Correspondance de Voltaire/1759/Lettre 3947

Correspondance de Voltaire/1759
Correspondance : année 1759GarnierŒuvres complètes de Voltaire, tome 40 (p. 195-196).

3947. — À M. D’ALEMBERT.
15 octobre.

Je trouve, mon cher philosophe, qu’un conseiller du parlement n’a rien de mieux à faire que d’aller en Italie. M. l’abbé de Saint-Non m’a paru digne de ce voyage que vous vouliez faire. Si jamais l’envie vous en reprend, passez hardiment par Genève, et seulement ne donnez plus sur nous la préférence à des prêtres sociniens. Vous êtes bien bon de songer s’ils existent. S’ils osaient, ils reconnaîtraient Jésus-Christ pour Dieu, s’ils pouvaient à ce prix assister à mes spectacles, et être admis au petit théâtre que j’ai fait à Tournay, tout près des Délices. Les Genevois se battent pour avoir des rôles.

Vous avez daigné accabler ce fou de Jean-Jacques par des raisons[1] ; et moi, je fais comme celui qui, pour toute réponse à des arguments contre le mouvement, se mit à marcher. Jean-Jacques démontre qu’un théâtre ne peut convenir à Genève, et moi, j’en bâtis un. De meilleurs philosophes que Jean-Jacques écrivent sur la liberté, et moi, je me fais libre. Si quelqu’un est en souci de savoir ce que je fais dans mes chaumières, et s’il me dit : Que fais-tu là, maraud[2] ? je lui réponds : Je règne ; et j’ajoute que je plains les esclaves. Votre pauvre Diderot s’est fait esclave des libraires, et est devenu celui des fanatiques. Si j’avais un terme plus fort que celui du mépris et de l’exécration, je m’en servirais pour tout ce qui se passe à Paris. Vous êtes né, mon cher philosophe, dans le temps de Mme de La Raubière ; vous me demanderez ce que c’est ; Mme de La Raubière disait que c’était un f… temps.
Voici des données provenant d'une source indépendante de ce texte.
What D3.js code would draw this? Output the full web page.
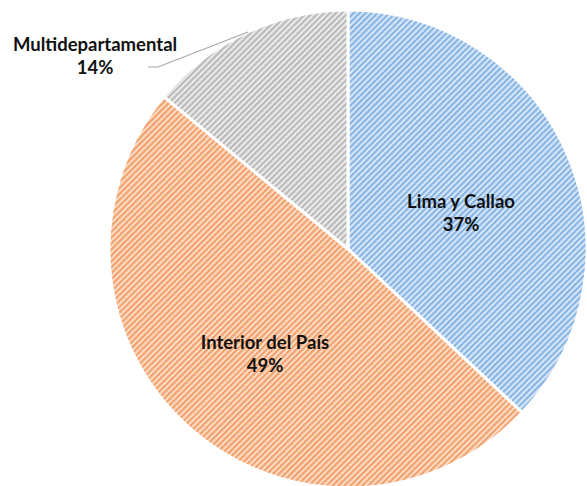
<!DOCTYPE html>
<html>
<head>
<meta charset="utf-8">
<script src="https://cdn.jsdelivr.net/npm/d3@7"></script>
<style>
  body { margin: 0; background: #fff; }
  text { font-family: Lato, "Open Sans", sans-serif; font-weight: bold; fill: #111; }
</style>
</head>
<body>
<script>
// chart data
var categories = ["Lima y Callao", "Interior del País", "Multidepartamental"];
var shares = [37, 49, 14];

var stripeColors = ["#86b4e4", "#f4a06a", "#b9b9b9"];
var backColors = ["#d8e7f8", "#fbdcc7", "#ebebeb"];

var width = 587;
var height = 486;
var cx = 348, cy = 249, radius = 239;

var svg = d3.select("body").append("svg")
    .attr("width", width)
    .attr("height", height);

// hatch patterns
var defs = svg.append("defs");
categories.forEach(function(c, i) {
  var p = defs.append("pattern")
      .attr("id", "hatch" + i)
      .attr("patternUnits", "userSpaceOnUse")
      .attr("width", 4.2)
      .attr("height", 4.2)
      .attr("patternTransform", "rotate(45)");
  p.append("rect").attr("width", 4.2).attr("height", 4.2).attr("fill", backColors[i]);
  p.append("rect").attr("width", 2.1).attr("height", 4.2).attr("fill", stripeColors[i]);
});

var pie = d3.pie().sort(null).value(function(d) { return d; });
var arc = d3.arc().innerRadius(0).outerRadius(radius);
var arcs = pie(shares);

var g = svg.append("g").attr("transform", "translate(" + cx + "," + cy + ")");

g.selectAll("path")
  .data(arcs)
  .enter()
  .append("path")
  .attr("d", arc)
  .attr("fill", function(d, i) { return "url(#hatch" + i + ")"; })
  .attr("stroke", "#fff")
  .attr("stroke-width", 3)
  .attr("stroke-linejoin", "round");

// label positions (relative to centre)
var labelPos = [[113, -30], [-83, 111], [-253, -187]];

var labels = g.selectAll("g.lbl")
  .data(arcs)
  .enter()
  .append("g")
  .attr("class", "lbl")
  .attr("transform", function(d, i) { return "translate(" + labelPos[i][0] + "," + labelPos[i][1] + ")"; });

labels.append("text")
  .attr("text-anchor", "middle")
  .attr("y", -11)
  .style("font-size", "18.5px")
  .text(function(d, i) { return categories[i]; });

labels.append("text")
  .attr("text-anchor", "middle")
  .attr("y", 12)
  .style("font-size", "18.5px")
  .text(function(d) { return d.data + "%"; });

// leader line for the small slice
g.append("polyline")
  .attr("points", [[148 - cx, 67 - cy], [158 - cx, 67 - cy], [248 - cx, 32 - cy]].map(function(p) { return p.join(","); }).join(" "))
  .attr("fill", "none")
  .attr("stroke", "#a6a6a6")
  .attr("stroke-width", 1.2);
</script>
</body>
</html>
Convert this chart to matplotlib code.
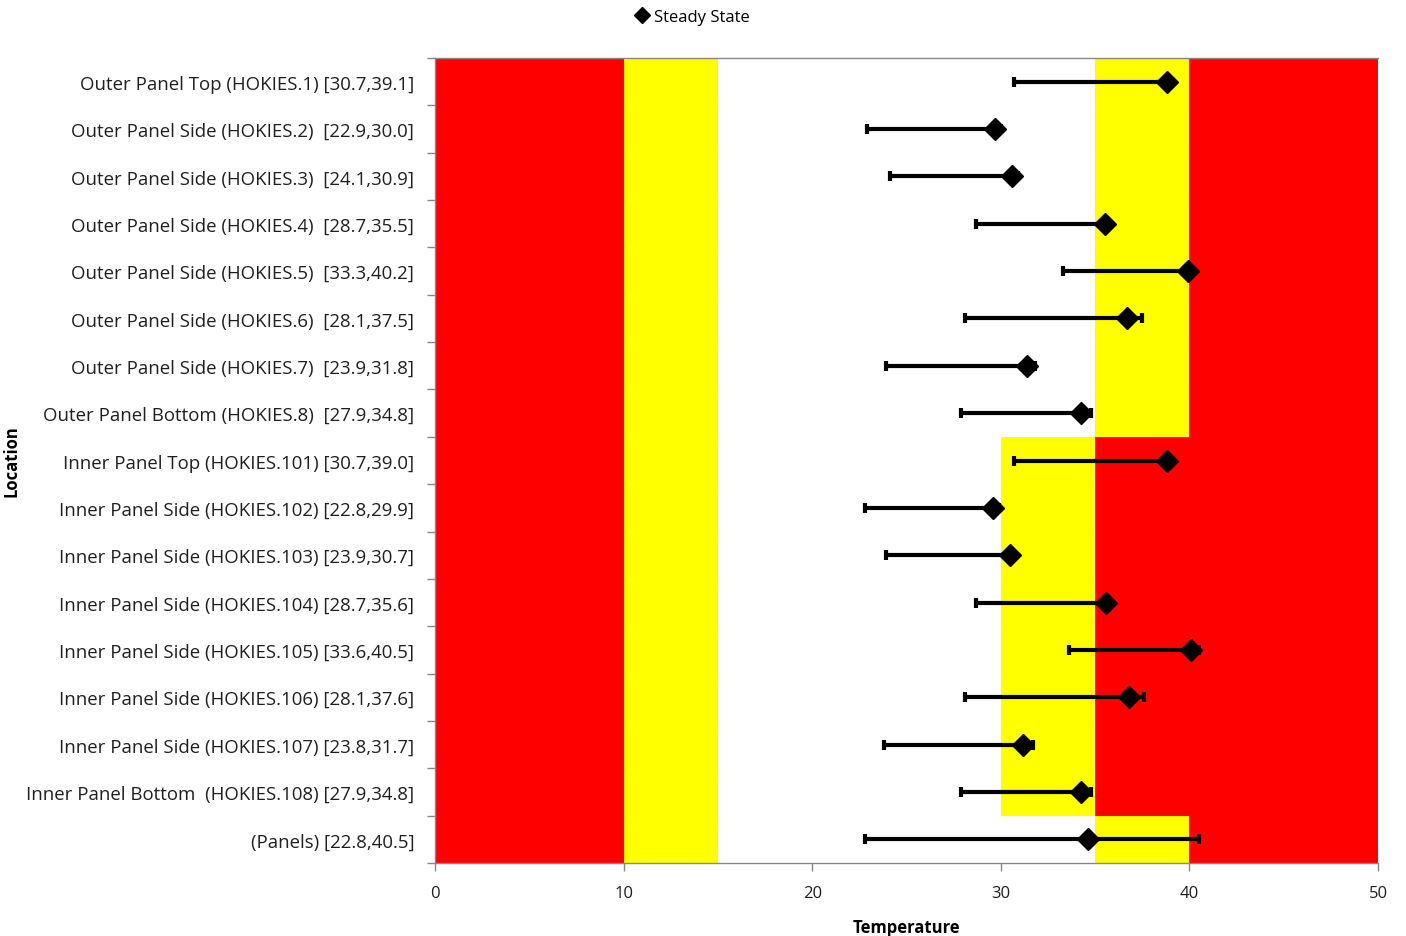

J’ai entendu parler d’un frère L’Arrivée[3], jésuite, qui confesse, dit-on, Mesdames, et qui est à la cour en grand crédit. On dit que c’est le plus pétulant idiot qui soit dans l’Église de Dieu. Ne trouvez-vous pas que le nom de L’Arrivée est celui d’un valet de comédie ? On dit que ce maroufle se mêle d’être persécuteur. Quand il s’agit de faire du mal, les jansénistes, les molinistes, se réunissent ; et tous les philosophes sont ou dispersés ou ennemis les uns des autres. Quels chiens de philosophes ! ils ne valent pas mieux que nos flottes, nos armées, et nos généraux. Luc se débat violemment, mais Luc périra, je vous en réponds. C’est un maître fou dangereux, et c’est bien dommage.


Suave mari magno[4]. etc.


Je finirai ma vie en me moquant d’eux tous ; mais je voudrais m’en moquer avec vous. Je vous embrasse en Confucius, en Lucrèce, en Cicéron, en Julien, en Collins, en Hume, en Shaftesbury, en Middleton, Bolingbroke, etc., etc.

  1. Lettre à J.-J. Rousseau sur l’article Genève.
  2. Roi de Cocagne, comédie de Legrand, acte III, scène viii.
  3. Ou Larivet.
  4. Voltaire ne cite pas ici plus de trois mots qui sont le commencement du second livre de Lucrèce : voyez tome XVIII, page 306.